◆ The exercise:
Read the records below and copy each line that contains "matplotlib".

◆ Records supplied:

········

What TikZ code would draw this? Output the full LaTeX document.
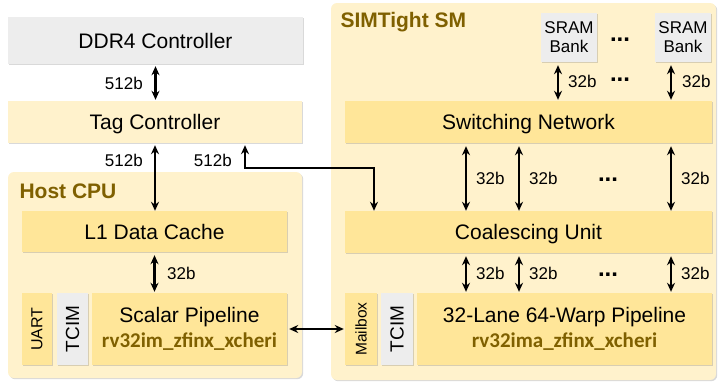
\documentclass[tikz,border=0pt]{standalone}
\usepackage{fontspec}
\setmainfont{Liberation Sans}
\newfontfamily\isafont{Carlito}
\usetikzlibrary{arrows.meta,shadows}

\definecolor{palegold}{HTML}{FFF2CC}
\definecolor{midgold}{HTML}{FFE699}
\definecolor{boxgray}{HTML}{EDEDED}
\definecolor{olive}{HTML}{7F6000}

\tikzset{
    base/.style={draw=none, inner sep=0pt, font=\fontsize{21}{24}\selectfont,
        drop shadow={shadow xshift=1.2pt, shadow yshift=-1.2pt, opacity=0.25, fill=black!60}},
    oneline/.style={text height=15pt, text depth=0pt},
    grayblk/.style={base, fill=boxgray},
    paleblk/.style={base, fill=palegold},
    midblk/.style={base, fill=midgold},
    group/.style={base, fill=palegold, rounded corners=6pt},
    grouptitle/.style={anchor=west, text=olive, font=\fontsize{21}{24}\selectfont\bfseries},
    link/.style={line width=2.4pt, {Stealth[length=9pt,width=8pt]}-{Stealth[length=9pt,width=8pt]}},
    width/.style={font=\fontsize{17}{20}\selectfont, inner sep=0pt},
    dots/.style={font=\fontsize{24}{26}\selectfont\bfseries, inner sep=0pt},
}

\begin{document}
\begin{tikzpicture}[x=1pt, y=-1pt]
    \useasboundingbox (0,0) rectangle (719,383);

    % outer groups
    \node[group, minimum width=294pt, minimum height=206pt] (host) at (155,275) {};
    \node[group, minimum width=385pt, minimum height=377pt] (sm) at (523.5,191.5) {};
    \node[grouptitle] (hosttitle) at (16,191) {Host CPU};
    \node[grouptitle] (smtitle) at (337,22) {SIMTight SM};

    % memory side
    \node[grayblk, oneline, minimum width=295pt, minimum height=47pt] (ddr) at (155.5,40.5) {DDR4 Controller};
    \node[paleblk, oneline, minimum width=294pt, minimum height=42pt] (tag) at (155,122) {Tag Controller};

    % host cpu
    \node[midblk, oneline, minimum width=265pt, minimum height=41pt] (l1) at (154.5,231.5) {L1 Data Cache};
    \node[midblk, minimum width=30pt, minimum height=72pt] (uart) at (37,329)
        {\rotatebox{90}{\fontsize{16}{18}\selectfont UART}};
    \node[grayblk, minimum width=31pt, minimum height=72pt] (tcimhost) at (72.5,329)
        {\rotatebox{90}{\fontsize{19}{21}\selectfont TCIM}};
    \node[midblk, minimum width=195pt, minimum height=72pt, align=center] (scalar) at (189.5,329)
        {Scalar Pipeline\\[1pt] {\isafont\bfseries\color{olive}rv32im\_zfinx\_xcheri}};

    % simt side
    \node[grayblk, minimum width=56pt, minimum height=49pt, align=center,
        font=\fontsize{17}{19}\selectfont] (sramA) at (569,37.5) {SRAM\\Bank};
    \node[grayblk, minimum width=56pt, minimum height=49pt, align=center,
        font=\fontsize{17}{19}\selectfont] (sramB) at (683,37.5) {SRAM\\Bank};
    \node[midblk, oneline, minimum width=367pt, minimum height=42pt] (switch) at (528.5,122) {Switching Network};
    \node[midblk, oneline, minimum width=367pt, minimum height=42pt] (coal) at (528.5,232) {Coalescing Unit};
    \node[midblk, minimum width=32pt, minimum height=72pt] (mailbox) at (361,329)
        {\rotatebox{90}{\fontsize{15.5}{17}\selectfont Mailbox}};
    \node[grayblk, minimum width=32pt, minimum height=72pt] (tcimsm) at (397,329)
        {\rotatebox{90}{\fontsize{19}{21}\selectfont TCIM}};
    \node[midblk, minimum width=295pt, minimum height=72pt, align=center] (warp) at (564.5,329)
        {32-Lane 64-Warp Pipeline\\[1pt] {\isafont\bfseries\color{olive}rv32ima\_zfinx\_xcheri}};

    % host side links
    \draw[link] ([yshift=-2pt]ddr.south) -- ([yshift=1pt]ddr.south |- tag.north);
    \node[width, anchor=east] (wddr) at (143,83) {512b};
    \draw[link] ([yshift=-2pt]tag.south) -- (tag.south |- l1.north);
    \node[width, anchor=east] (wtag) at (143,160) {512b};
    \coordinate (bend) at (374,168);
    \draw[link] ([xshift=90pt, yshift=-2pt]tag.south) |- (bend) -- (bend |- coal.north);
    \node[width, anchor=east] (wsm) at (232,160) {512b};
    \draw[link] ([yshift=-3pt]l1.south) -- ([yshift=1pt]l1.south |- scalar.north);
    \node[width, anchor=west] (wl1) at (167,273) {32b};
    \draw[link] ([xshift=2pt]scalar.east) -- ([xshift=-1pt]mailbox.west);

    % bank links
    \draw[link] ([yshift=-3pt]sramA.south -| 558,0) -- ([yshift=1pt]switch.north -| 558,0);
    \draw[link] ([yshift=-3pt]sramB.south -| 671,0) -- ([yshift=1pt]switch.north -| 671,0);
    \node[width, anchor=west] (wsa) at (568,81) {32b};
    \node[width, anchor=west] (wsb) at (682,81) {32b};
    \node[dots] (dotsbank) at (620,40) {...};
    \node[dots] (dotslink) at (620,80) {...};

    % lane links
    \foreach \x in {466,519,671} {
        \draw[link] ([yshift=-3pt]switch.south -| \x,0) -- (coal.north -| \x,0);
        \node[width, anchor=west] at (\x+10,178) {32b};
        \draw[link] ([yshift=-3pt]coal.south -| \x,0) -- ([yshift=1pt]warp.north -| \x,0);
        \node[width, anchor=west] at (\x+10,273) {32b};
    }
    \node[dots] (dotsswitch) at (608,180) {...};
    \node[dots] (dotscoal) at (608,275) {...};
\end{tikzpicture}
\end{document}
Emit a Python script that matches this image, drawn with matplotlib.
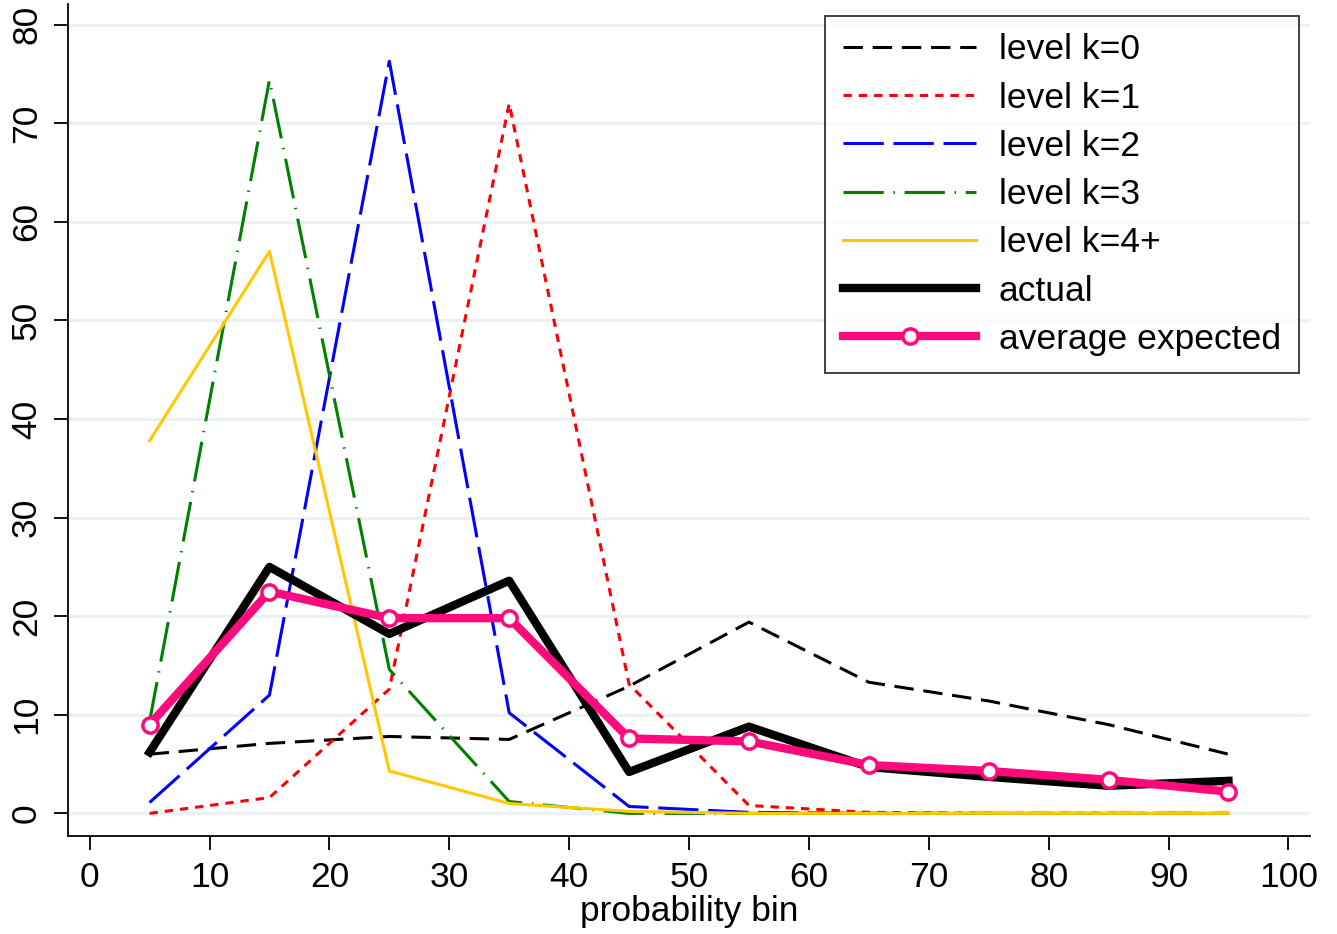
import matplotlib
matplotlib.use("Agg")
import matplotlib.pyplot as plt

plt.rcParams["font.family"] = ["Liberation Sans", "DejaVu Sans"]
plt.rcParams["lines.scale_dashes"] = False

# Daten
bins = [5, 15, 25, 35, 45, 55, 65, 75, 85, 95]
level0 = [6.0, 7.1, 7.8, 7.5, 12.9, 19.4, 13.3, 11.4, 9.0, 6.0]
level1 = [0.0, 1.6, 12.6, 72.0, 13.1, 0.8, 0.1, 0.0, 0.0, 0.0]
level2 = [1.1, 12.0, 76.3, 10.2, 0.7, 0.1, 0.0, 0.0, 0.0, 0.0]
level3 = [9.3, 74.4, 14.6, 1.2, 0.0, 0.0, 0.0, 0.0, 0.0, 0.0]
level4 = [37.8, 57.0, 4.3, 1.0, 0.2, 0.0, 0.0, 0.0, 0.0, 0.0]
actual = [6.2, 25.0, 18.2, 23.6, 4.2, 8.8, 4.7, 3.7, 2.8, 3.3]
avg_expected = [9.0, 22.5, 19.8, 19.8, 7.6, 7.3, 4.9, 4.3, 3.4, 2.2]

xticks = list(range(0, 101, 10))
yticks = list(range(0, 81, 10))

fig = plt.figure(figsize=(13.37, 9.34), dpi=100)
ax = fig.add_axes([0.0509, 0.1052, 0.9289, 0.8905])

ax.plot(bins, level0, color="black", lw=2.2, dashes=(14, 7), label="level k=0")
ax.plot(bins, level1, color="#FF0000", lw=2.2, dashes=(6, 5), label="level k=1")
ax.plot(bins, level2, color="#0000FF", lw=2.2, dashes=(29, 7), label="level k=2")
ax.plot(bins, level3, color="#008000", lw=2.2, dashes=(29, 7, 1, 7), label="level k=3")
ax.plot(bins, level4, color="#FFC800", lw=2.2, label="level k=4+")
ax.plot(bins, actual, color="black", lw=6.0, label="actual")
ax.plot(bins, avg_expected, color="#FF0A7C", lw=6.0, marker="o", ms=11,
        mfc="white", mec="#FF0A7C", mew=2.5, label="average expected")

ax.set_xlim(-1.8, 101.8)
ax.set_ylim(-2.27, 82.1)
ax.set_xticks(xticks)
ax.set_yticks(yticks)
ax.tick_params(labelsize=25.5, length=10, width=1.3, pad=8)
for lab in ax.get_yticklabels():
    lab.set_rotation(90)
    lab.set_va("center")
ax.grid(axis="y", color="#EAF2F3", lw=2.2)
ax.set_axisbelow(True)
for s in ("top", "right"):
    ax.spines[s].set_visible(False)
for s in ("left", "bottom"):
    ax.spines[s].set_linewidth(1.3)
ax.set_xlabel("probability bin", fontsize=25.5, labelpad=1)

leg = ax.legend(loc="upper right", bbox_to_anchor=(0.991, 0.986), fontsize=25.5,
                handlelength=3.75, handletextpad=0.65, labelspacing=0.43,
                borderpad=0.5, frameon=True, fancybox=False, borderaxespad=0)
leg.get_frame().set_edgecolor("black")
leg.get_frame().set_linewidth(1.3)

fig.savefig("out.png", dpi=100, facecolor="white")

········

◆ Exercise output:
Emit a Python script that matches this image, drawn with matplotlib.
import matplotlib
matplotlib.use("Agg")
import matplotlib.pyplot as plt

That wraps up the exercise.